Cumhurbaşkanımız, eskilerin deyimiyle 'efradını cami, ağyarını mani' konuşmasında, kendisinin, AK Parti kadrolarının ve dolayısıyla ülkemizin bundan sonraki yol haritasını çizdi adeta.

Sahici bir liderin, önemli bir tarihi dönemeçte yıllardır beraber yürüdüğü insanlarla buluşmasında yapılan bu konuşma, işlerin bundan sonra nasıl yürüyeceğine dair önemli esaslar içeriyordu. Şurası açık ki, Türkiye'nin genelinde olduğu gibi AK Parti'de de bundan sonra işler çok daha değişik yürüyecek.

Doğrudan ilgilenmek…

AK Parti'yi kuran, geliştiren ve zaferde zafere taşıyan Recep Tayyip Erdoğan, şüphesiz ki bu parti ile ilgili olarak asıl belirleyicilerden birisi oldu her zaman. Ancak, dolaylı ilgilenme ile doğrudan ilgilenme arasındaki farka önümüzdeki günlerde hep beraber şahit olmaya başlayacak ve muhtemelen çok daha çarpıcı gelişmelerle karşılaşacağız.

Son yıllarda yaşamak zorunda kaldığımız olayların arka planına yaptığı atıflarla, bu gelişmelerin hiç de kendiliğinden olmadığına vurgu yapan Cumhurbaşkanımızın, "Kim dönerse dönsün biz dönmeyiz bu yoldan" cümlesi ile başlayan sözleri, bundan sonrasının en önemli işaretlerinden birisiydi herhalde:

"İster 3 Kasım 2002'de olduğu gibi Meclise sokmasınlar, ister 2008'de olduğu gibi partimizi kapatmaya çalışsınlar, ister 2013'te olduğu gibi sokakların altını üstüne getirsinler, ister 15 Temmuz'da olduğu gibi darbe yapıp canımıza kastetsinler. Ne yaparlarsa yapsınlar biz bu yoldan dönmeyeceğiz."

Türkiye'yi teslim alma ya da en azından zayıflatma girişimlerine başarılı bir şekilde karşı durmuş bir liderin bu sözleri içimizdeki beyinsizlerin gelişmeleri Türkiye temelli değerlendirmeleri açısından bir çağrı aslında.

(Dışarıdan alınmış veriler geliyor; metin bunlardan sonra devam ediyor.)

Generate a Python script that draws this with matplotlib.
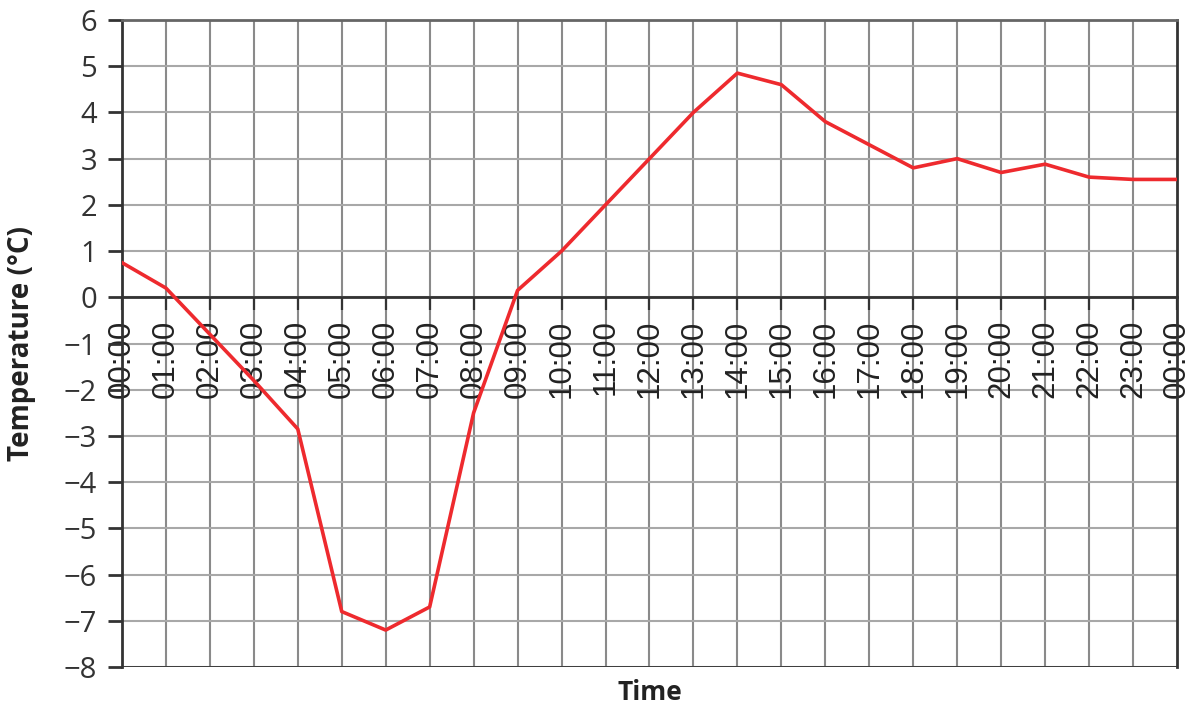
import matplotlib.pyplot as plt
import numpy as np

# hourly readings, 00:00 to the next 00:00
hours = list(range(25))
hour_labels = ['%02d:00' % (h % 24) for h in hours]
temps = [0.75, 0.2, -0.8, -1.8, -2.85, -6.8, -7.2, -6.7, -2.5, 0.15,
         1.0, 2.0, 3.0, 4.0, 4.85, 4.6, 3.8, 3.3, 2.8, 3.0,
         2.7, 2.88, 2.6, 2.55, 2.55]
y_ticks = list(range(-8, 7))

fig = plt.figure(figsize=(11.92, 7.06), dpi=100)
ax = fig.add_axes([0.1023, 0.0552, 0.8851, 0.9165])

ax.set_xlim(0, 24)
ax.set_ylim(-8, 6)

# grid
for h in hours[1:-1]:
    ax.axvline(h, color='#8a8a8a', lw=1.5, zorder=1)
for v in y_ticks:
    ax.axhline(v, color='#a8a8a8', lw=1.5, zorder=1)

# frame
ax.axhline(-8, color='#333333', lw=2, zorder=3)
ax.spines['bottom'].set_position(('data', 0))
for s in ['bottom', 'left', 'right']:
    ax.spines[s].set_color('#333333')
    ax.spines[s].set_linewidth(2)
ax.spines['top'].set_color('#666666')
ax.spines['top'].set_linewidth(2)

ax.plot(hours, temps, color='#ee2a2e', lw=2.6, zorder=4)

ax.set_xticks(hours)
ax.set_xticklabels(hour_labels, rotation=90, fontsize=22.5, family='Liberation Sans', color='#222222')
ax.tick_params(axis='x', direction='out', length=9, width=1.6, color='#333333', pad=7)

ax.set_yticks(y_ticks)
ax.set_yticklabels([str(v).replace('-', '\u2212') for v in y_ticks], fontsize=21, family='Open Sans', color='#333333')
ax.tick_params(axis='y', direction='out', length=10, width=2, color='#333333', pad=8)

ax.set_ylabel('Temperature (\u00b0C)', fontsize=20, fontweight='bold', family='Open Sans', color='#222222')
ax.yaxis.set_label_coords(-0.081, 0.5)
fig.text(0.545, 1 - 692 / 706, 'Time', fontsize=19, fontweight='bold', family='Open Sans',
         color='#222222', ha='center', va='center')

fig.savefig('out.png', dpi=100)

Ülkesine yabancılardan emanet alınmış at gözlükleriyle bakanların verdiği zarar, dışımızdakilerin doğrudan saldırılarından daha da vahim çünkü.

Cumhurbaşkanımız Recep Tayyip Erdoğan'ın 'Nerde Kalmıştık?' sözü de, uykusundan uyanıp şöyle bir silkinen devin, bundan sonra hızlı adımlarla yoluna devam edeceğinin işareti.

Cumhurbaşkanımızın konuşması, özellikle yeminli düşmanı gibi davrananlar tarafından iyi okunmalı. Çeşitli mülahazalarla ülkemize ve milletimize kötülük yapmaya çalışanlara yönelik ciddi uyarılar içeriyor çünkü.

Çeşitli kılıflar arkasında saklanıp, aslında şedit birer yasakçı oldukları halde güya özgürlük naraları atan, ama esas hedefleri ülkemizi başkalarının boyunduruğuna sokmak olan birilerinin işleri bundan sonra iyice zorlaşacak.